### Task
Begin with the first line of the material and copy each line word for word through the line that contains "plt.rcParams['font.family'] = ['Liberation"; the pictures are left out.

### Supplied data
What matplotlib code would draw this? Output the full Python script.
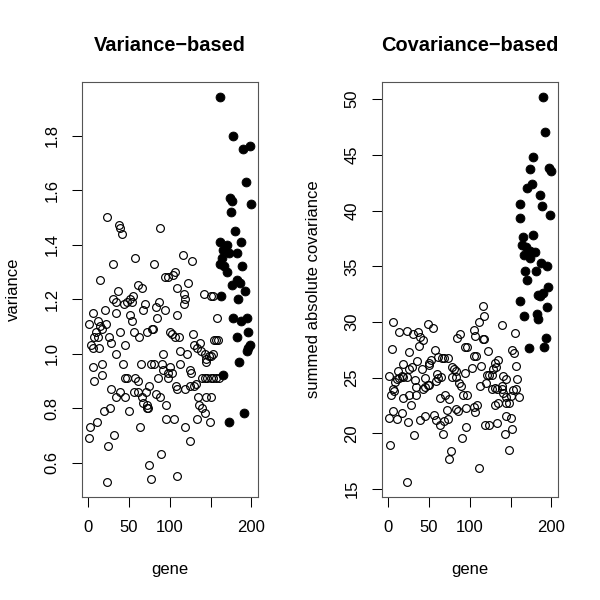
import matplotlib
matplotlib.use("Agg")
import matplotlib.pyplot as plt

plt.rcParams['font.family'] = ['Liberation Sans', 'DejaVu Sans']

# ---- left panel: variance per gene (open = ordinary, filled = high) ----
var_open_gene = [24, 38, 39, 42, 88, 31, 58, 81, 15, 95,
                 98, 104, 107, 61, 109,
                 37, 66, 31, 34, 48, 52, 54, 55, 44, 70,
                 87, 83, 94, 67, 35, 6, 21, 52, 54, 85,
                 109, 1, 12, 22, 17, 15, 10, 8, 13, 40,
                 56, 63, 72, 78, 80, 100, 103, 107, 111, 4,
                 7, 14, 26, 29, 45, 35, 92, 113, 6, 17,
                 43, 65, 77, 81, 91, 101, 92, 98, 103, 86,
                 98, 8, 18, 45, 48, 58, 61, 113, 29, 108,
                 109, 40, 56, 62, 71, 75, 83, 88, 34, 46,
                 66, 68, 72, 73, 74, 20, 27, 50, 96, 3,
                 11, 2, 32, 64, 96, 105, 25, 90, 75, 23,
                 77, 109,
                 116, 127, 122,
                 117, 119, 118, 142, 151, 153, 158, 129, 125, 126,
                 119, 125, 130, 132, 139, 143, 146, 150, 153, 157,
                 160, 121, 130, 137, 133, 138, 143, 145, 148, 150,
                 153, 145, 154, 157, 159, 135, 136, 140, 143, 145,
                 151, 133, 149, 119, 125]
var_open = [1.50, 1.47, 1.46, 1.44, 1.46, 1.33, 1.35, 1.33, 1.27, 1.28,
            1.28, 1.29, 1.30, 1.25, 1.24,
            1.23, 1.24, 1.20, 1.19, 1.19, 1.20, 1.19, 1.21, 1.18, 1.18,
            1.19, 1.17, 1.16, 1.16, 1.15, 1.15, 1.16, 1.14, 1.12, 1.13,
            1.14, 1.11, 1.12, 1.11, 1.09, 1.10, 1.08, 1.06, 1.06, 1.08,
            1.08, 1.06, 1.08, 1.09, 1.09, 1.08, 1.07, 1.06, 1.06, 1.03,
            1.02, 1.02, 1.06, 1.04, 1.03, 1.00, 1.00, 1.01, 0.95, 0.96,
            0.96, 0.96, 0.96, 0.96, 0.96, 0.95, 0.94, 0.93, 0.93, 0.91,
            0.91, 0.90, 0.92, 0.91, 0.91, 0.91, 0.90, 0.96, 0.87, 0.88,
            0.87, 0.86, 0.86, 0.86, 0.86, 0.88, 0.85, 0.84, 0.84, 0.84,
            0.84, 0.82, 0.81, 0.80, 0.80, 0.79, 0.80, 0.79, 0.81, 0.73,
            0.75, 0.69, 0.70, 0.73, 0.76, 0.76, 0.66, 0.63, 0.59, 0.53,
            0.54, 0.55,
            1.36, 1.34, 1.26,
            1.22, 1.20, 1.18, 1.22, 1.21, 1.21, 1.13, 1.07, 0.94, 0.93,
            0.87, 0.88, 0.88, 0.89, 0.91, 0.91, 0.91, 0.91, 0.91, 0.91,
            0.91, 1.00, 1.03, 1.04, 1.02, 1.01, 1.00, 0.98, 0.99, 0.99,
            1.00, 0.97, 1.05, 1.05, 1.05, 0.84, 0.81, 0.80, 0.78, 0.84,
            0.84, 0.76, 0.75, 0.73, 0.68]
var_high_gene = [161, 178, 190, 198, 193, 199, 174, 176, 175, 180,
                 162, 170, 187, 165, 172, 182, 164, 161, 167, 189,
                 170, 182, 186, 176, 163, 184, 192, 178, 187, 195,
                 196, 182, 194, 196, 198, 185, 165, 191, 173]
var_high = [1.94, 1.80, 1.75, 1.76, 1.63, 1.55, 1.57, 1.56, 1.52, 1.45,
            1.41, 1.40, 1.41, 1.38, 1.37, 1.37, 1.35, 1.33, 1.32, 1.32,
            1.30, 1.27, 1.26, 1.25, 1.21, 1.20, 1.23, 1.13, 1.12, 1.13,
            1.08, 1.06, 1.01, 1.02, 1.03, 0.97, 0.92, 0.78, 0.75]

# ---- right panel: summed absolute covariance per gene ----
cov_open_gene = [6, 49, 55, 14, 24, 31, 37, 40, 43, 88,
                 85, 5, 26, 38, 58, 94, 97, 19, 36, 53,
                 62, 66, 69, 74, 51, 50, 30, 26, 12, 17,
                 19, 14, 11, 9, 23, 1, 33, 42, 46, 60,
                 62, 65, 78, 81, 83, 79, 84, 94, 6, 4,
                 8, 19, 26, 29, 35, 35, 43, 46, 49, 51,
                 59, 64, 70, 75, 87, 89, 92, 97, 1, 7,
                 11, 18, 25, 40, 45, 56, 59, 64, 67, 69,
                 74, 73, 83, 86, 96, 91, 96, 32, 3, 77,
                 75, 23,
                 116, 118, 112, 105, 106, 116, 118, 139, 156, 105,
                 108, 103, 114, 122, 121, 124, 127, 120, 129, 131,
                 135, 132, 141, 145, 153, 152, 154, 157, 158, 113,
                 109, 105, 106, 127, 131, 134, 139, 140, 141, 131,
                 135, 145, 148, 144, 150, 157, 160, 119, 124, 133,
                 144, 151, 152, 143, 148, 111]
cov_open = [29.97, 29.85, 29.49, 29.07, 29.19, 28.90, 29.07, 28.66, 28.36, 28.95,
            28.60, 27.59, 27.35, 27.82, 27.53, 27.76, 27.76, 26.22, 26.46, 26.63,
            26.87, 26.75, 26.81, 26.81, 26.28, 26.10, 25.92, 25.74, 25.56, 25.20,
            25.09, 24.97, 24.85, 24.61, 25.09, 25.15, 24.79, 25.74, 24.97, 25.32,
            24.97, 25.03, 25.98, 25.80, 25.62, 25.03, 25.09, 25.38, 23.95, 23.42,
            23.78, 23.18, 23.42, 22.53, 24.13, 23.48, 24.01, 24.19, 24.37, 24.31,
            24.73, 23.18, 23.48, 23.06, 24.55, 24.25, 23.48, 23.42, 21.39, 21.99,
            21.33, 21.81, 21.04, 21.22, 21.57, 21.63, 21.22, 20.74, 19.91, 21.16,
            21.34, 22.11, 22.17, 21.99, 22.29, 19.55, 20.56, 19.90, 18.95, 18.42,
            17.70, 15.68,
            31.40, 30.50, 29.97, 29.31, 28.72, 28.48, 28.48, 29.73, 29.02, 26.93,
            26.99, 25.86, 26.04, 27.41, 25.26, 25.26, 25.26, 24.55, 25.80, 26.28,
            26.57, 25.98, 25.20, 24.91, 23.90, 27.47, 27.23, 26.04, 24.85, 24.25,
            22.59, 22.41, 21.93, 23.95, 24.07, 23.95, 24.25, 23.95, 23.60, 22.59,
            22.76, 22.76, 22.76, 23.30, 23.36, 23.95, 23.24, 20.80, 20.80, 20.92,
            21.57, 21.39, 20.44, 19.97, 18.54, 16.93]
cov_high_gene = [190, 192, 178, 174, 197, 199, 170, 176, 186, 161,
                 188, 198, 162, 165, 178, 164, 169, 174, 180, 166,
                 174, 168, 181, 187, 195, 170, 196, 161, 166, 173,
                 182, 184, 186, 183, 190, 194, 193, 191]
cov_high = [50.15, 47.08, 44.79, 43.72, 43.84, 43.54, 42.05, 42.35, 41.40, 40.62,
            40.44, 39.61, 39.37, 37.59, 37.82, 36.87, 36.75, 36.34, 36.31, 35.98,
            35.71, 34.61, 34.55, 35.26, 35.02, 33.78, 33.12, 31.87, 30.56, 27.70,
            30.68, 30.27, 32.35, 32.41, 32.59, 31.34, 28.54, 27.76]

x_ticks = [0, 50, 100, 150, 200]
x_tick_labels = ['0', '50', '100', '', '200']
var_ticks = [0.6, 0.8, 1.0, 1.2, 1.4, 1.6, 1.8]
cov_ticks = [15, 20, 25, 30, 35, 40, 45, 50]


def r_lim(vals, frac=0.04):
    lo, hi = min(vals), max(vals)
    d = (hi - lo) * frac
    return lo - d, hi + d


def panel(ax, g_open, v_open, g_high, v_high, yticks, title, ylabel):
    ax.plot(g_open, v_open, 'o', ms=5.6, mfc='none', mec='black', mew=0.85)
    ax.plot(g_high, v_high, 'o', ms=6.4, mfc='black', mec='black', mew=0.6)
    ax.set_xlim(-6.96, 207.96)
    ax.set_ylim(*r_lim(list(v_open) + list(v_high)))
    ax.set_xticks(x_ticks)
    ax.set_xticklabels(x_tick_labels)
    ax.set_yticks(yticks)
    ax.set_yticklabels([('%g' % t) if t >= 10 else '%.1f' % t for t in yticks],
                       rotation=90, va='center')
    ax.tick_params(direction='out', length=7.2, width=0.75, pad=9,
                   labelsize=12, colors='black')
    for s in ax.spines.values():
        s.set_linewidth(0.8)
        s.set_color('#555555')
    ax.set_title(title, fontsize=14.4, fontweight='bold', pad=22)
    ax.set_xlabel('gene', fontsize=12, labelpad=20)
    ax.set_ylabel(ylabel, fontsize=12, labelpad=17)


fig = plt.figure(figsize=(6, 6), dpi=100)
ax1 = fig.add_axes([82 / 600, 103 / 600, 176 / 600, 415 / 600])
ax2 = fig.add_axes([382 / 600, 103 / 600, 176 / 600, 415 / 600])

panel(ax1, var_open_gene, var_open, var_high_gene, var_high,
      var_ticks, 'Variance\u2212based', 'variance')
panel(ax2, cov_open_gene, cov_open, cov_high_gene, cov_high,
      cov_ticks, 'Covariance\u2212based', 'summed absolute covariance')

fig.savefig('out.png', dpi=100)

### Written reply
What matplotlib code would draw this? Output the full Python script.
import matplotlib
matplotlib.use("Agg")
import matplotlib.pyplot as plt

plt.rcParams['font.family'] = ['Liberation Sans', 'DejaVu Sans']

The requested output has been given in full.